Electra may be a variable star, and it appears in the New Catalogue of Suspected Variable Stars as NSV 15755.
Low amplitude variability of the brightness of Electra was detected by Kepler/K2, and Fourier analysis of the star's light curve shows several periods of oscillation, the strongest being 1.107 and 1.165 days. The International Variable Star Index classifies it as a slowly pulsating B star.

Infrared observations of this star showed an excess level of radiation equal to about 0.5 magnitudes. This emission is probably from a gaseous disk created by radiation-driven mass loss and rapid rotation of the star. These disks are created by an ejection of material roughly every ten years, which then settles into the equatorial plane about the star. However, the bright nebulosity that surrounds this star makes the observation uncertain.

==Nomenclature==

17 Tauri is the star's Flamsteed designation.

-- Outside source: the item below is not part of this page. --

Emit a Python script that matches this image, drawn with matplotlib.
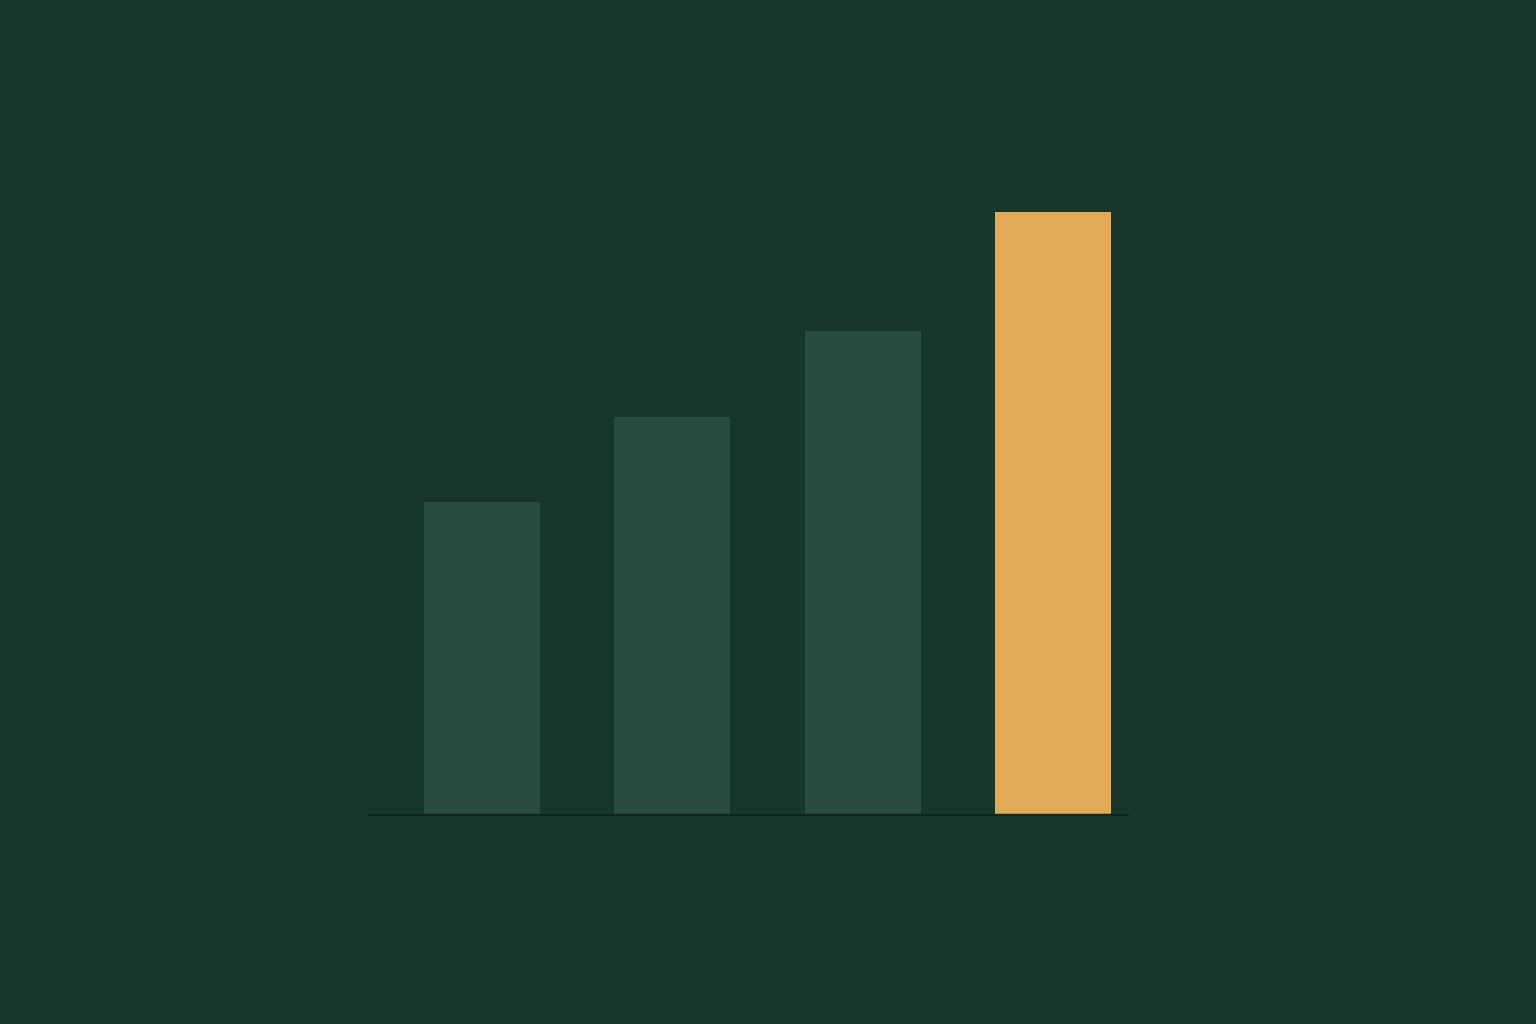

It bore the traditional name Electra. Electra was one of the Pleiades sisters in Greek mythology. In 2016, the International Astronomical Union organized a Working Group on Star Names (WGSN) to catalogue and standardize proper names for stars. The WGSN approved the name Electra for this star on 21 August 2016 and it is now so entered in the IAU Catalog of Star Names.

===Military namesakes===
USS Electra (1843) and USS Electra (AK-21/AKA-4), were both ships of the United States Navy.